With in-class teaching, you need some equipment for the class. When you walk into a classroom, you should have at least a whiteboard, markers, and some printed worksheets, apart from the coursebook.
If we get serious about the equipment needed, we might include speakers, a projector, a computer, and many other devices for the different activities you want to do in the class. The more you want to do, the bigger the list.
For online teaching, all you need is a computer. This multifunctional device is a godsend for teachers. Your computer can serve as a whiteboard, a projector, a TV, speakers, and more! Forget about printing! Send the files to your students, and you are good to go.
As if that weren't enough, you have one of the greatest resources of all times at your disposal: the internet. Think about YouTube videos, online articles, interactive worksheets, in-context examples, and any other amazing resource you can imagine.
Even if you had your laptop in a classroom, you would still need a projector and speakers for the whole class to watch and hear.
The downside is that if your laptop or desktop fails, there is no plan B. You are completely dependent on your computer, and that can be scary. Be sure to have your computer and materials ready for every class.

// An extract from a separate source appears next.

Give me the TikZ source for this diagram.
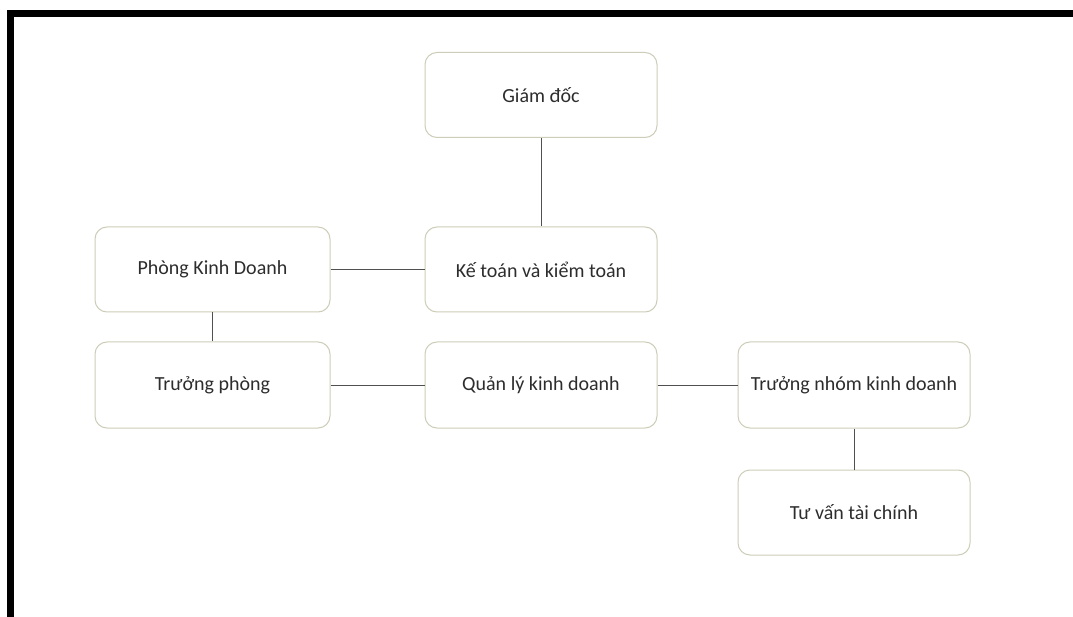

Controlling the use of the student's first language
When students are in a classroom, they might reduce their use of their first language. Moreover, to look for any word, they might need to make use of a dictionary. That often takes time, so it gives you plenty of room to explain the word before they find it there.
In a classroom, you can listen to any use of another language that is not English and act on it. I usually joke with the students to prevent this from happening. I might say that I don't understand the certain language that is being spoken around. They laugh about it and then start using English again.
With online lessons, you have less control over this. Students often have online dictionaries open in their computers, and instead of trying to infer meanings, they immediately look for the words.
This can be harmful to their vocabulary acquisition, as they are not working to understand the words in context or with mimics and explanations. Help students use only English by providing many examples.
Monitoring student progress with the activities
Classrooms are great places for monitoring students. I often tell my students to do exercises and then roam around monitoring their progress. Many students will feel uncomfortable raising their hands and asking a question in front of the whole class.
However, if you come close enough, they will probably ask you their question in private. Walking around the classroom can help you clarify any doubts your students might have and ask for help if they need it.
Online lessons are a different story. After telling your students to do an activity, you cannot but stay in front of your camera and hope for the best. Of course, you can ask if they have any questions or offer your help if needed, but it doesn't have the same effect.
Some students might write questions in a private chat, and you can help them there. If that works for you, you can offer it from the very beginning of the exercise. Be sure to keep further explanations general and not point at any student for not knowing something. If they feel uncomfortable with that, they might stop asking questions.
Both teaching methods can be effective with the proper preparation. It is not about one being better than the other; it is just about knowing how they differ and being ready for anything.
Now that you know some of the differences, you can go about preparing amazing lessons for your students. Add games and interactive activities wherever possible to help your students have fun while learning.
If you are in a classroom, those games and activities will help the students activate their bodies and their brains in the class. If you are teaching online, these activities can help bring dynamism to the class and motivate your students.